Bolt has also benefited from advancements in strategy, which have been lowering times across the sport since the late 1990s. No longer do sprinters cycle their legs maniacally in the first 30 m of the race. Instead they conserve energy for a surge near the wire. “When I started doing that, my times dropped dramatically,” recalls Bruny Surin, the former Canadian track star who later went into coaching. “That’s how all these guys are running today, and when I hear people saying it’s not possible to run the times that Usain is running, I’m convinced they don’t know what they’re talking about.”

Whether this is sufficient to explain a man whose results belittle even those of known steroid users is yet to be seen. For some, it doesn’t matter. Darren Stefanyshyn, a kinesiology professor with the University of Calgary, believes Bolt has altered the sporting landscape regardless of whether he is ever implicated in doping. Coaches will be casting about for tall men, he predicts, while theorists revise ideas about how fast a human can possibly run. (One such theory, postulated just last month by Dutch researchers, pegged the “ultimate” world record in the 100 m at 9.51 seconds; no word on whether they plan to issue an update.)

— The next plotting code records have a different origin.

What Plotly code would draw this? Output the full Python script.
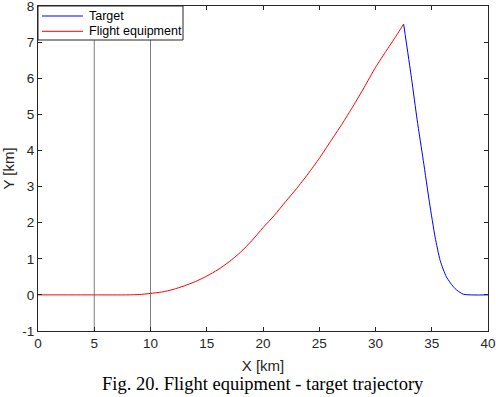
import plotly.graph_objects as go

# Flight equipment trajectory (red)
fe_x = [0, 5, 8, 9, 10, 11, 12, 13, 14, 15, 16, 17, 18, 19, 20, 21, 22, 23, 24,
        25, 26, 27, 28, 29, 30, 31, 32, 32.5]
fe_y = [0, 0, 0, 0.01, 0.04, 0.08, 0.15, 0.25, 0.37, 0.52, 0.7, 0.92, 1.18, 1.5,
        1.86, 2.2, 2.58, 2.95, 3.35, 3.78, 4.25, 4.72, 5.22, 5.75, 6.3, 6.78, 7.25, 7.5]

# Target trajectory (blue)
tg_x = [32.5, 33.2, 33.7, 34.25, 34.8, 35.3, 35.75, 36.3, 37.05, 37.8, 40]
tg_y = [7.5, 6.0, 4.85, 3.72, 2.55, 1.6, 0.95, 0.5, 0.18, 0.02, 0]

# Vertical reference lines
vline_x = [5, 10]
vline_y = [-1, 8]

x_ticks = [0, 5, 10, 15, 20, 25, 30, 35, 40]
y_ticks = [-1, 0, 1, 2, 3, 4, 5, 6, 7, 8]

series_names = ["Target", "Flight equipment"]
series_colors = ["#0000ff", "#ff0000"]

FONT = "Liberation Sans, Arial"
AX = "#262626"

fig = go.Figure()
for vx in vline_x:
    fig.add_trace(go.Scatter(x=[vx, vx], y=vline_y, mode="lines",
                             line=dict(color="#7f7f7f", width=1),
                             showlegend=False, hoverinfo="skip"))
fig.add_trace(go.Scatter(x=tg_x, y=tg_y, mode="lines", name=series_names[0],
                         line=dict(color=series_colors[0], width=1, shape="spline", smoothing=0.6),
                         showlegend=False))
fig.add_trace(go.Scatter(x=fe_x, y=fe_y, mode="lines", name=series_names[1],
                         line=dict(color=series_colors[1], width=1, shape="spline", smoothing=0.6),
                         showlegend=False))

axis_common = dict(showgrid=False, zeroline=False, showline=True, linecolor=AX,
                   linewidth=1, mirror="ticks", ticks="inside", ticklen=4, automargin=False,
                   ticklabeloverflow="allow",
                   tickcolor=AX, tickfont=dict(family=FONT, size=13.5, color=AX))

fig.update_xaxes(range=[0, 40], tickvals=x_ticks, ticktext=[str(v) for v in x_ticks],
                 title=dict(text="X [km]", font=dict(family=FONT, size=15, color=AX), standoff=10),
                 **axis_common)
fig.update_yaxes(range=[-1, 8], tickvals=y_ticks, ticktext=[str(v) for v in y_ticks],
                 title=dict(text="Y [km]", font=dict(family=FONT, size=15, color=AX), standoff=6),
                 **axis_common)

# Custom legend box (plot area: 450 x 325 px)
PW, PH = 450.0, 325.0
shapes = [dict(type="rect", xref="paper", yref="paper",
               x0=0, x1=145 / PW, y0=1 - 34 / PH, y1=1,
               line=dict(color=AX, width=1), fillcolor="white", layer="above")]
annotations = []
row_px = [10, 25.3]
for name, col, rp in zip(series_names, series_colors, row_px):
    yy = 1 - rp / PH
    shapes.append(dict(type="line", xref="paper", yref="paper",
                       x0=4 / PW, x1=45 / PW, y0=yy, y1=yy,
                       line=dict(color=col, width=1), layer="above"))
    annotations.append(dict(text=name, x=49 / PW, y=yy, xref="paper", yref="paper",
                            xanchor="left", yanchor="middle", showarrow=False,
                            font=dict(family=FONT, size=12.5, color="black")))

annotations.append(dict(text="Fig. 20. Flight equipment - target trajectory",
                        x=0.5, y=-53 / PH, xref="paper", yref="paper", xanchor="center",
                        yanchor="middle", showarrow=False,
                        font=dict(family="Liberation Serif, Times New Roman", size=18.5, color="black")))

fig.update_layout(
    width=496, height=397,
    margin=dict(l=38, r=8, t=6, b=66),
    plot_bgcolor="white", paper_bgcolor="white",
    showlegend=False,
    shapes=shapes,
    annotations=annotations,
)

fig.write_html("out.html", config={"displayModeBar": False},
               post_script="document.body.style.margin='0';")
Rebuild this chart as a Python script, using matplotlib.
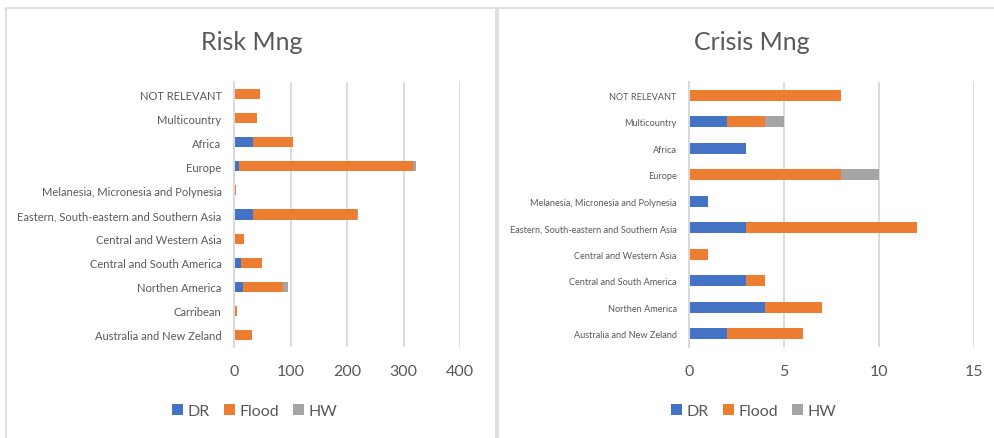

Siegel, too, is content to marvel at Bolt’s exploits as seen through the prism of arithmetical projections. According to his calculations, the Jamaican’s performance should hold up for a generation—provided he doesn’t break it himself. But like many ardent fans, Siegel’s enthusiasm is tempered by realism. “I freely admit my projections are based on assumptions,” he says, “and one of them is: there is a hard limit to how fast a human being can run a hundred metres and still be considered a human being.” Near as Siegel can tell, Bolt still fits within those parameters—tall but not unnaturally tall, powerful but not impossibly powerful, fast but not inhumanly fast. Still, it’s early days. If Bolt bests his own times in the coming years, and if he manages to stay clean, people like Siegel will have a good time charting the extremes of human physical performance. If he proves to be juicing, the damage to his sport will be incalculable.